PRETORIA – Toyota South Africa Motors (Tsam) maintains that taxes account for about 42 percent of the purchase price of vehicles with an average price of between R200 000 and R900 000 and was seeking government intervention to improve the availability of mobility in the country.
Andrew Kirby, the president and chief executive of Tsam, said yesterday that the tax payable on vehicles in this price range was “dramatic” and include import duties, ad valorem tax, VAT, the CO2 tax on vehicle emissions and the tyre levy. Kirby said the majority of vehicles sold in South Africa were within this price range.
He said there had been some engagements with the Trade and Industry Department on this issue and they were in the process of discussing some alternatives.
“It’s obviously a difficult discussion, because it means there could be some reduction in the import duties received by the Treasury. But our view is that if we find a smart solution, we might be able to stimulate the volumes and the Treasury would not lose out. It has to be a win-win. We understand that,” he said.
Kirby said the automotive industry had not yet tabled any proposal to the Treasury on this issue, but anticipated doing so before the end of the second quarter of this year.
He added that tax accounted for a much higher proportion of the purchase price of vehicles in South Africa than in larger markets such as Europe, the US and China.
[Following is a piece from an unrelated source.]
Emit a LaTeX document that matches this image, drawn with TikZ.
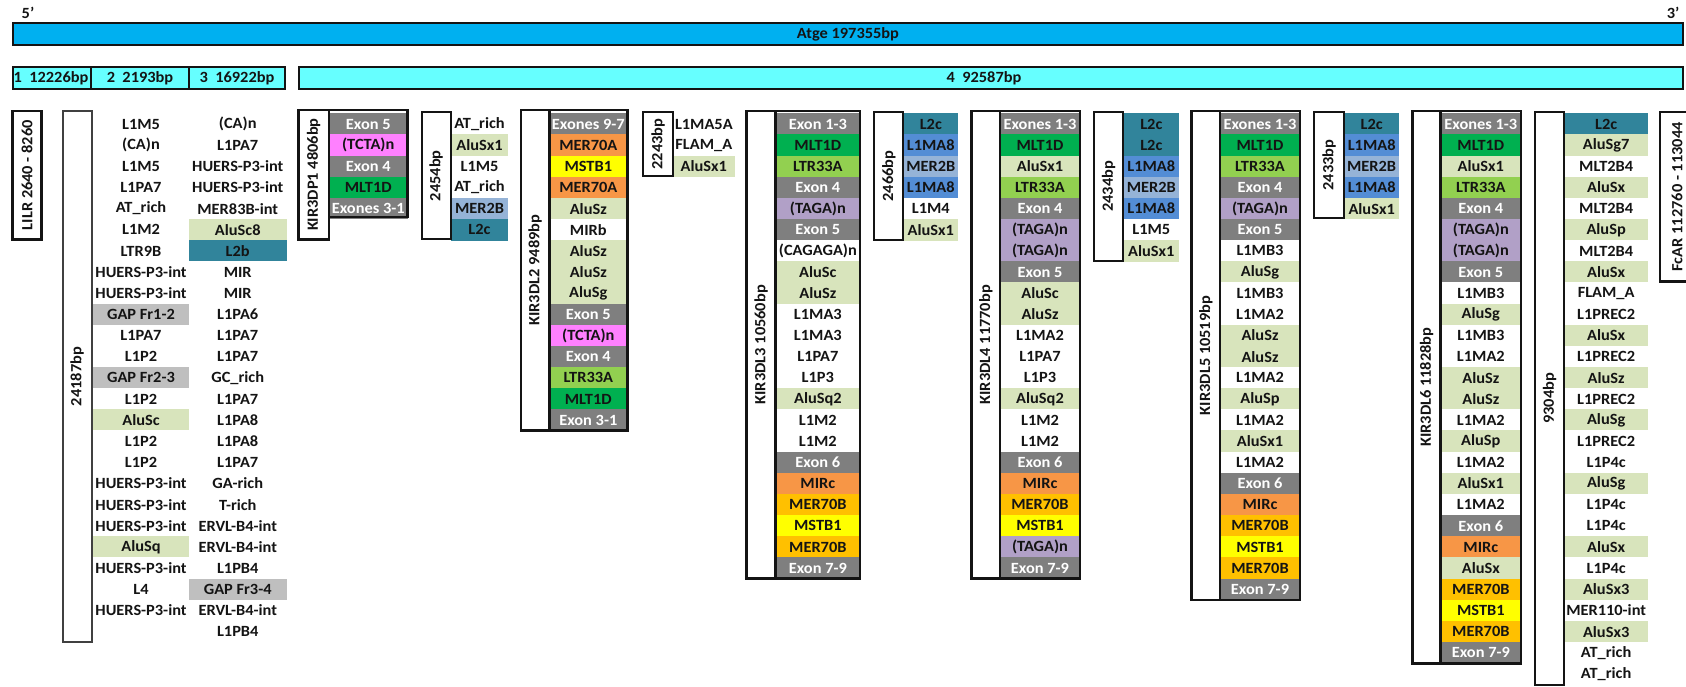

Speaking at a Toyota State of the Motor Industry event, Kirby also referred to a postgraduate thesis done by a student last year on the impact on the South African economy if the government switched from buying a mixture of locally manufactured and imported vehicles to purchasing only locally manufactured vehicles.
“The impact is dramatic and it would have a R37 billion economic multiplier impact on the local economy. I think we need to be doing things like that,” he said.
Kirby added that investments were being made in local manufacturing by cities, the provinces and nationally, but these investments were not aligned in all other areas of the government.
“That is something we really need to address. Especially when there is already a programme to support manufacturing, it would make sense for local purchasers to leverage that,” he said.
Kirby confirmed that there had also been some discussions with the Trade and Industry Department on this issue, but it had not been formally tabled with the government.
He added that Tsam was expanding its footprint in Africa and considering exporting knocked-down kits for assembly in some countries on the continent.
Kirby said Tsam had identified a number of core countries in Africa that made sense for this project, including the East Africa bloc with Kenya as its centre, and the West African bloc that included the Nigeria-Ghana region.
He said a final decision had not yet been made on the countries to which it would export the kits, which would predominantly be Hilux models.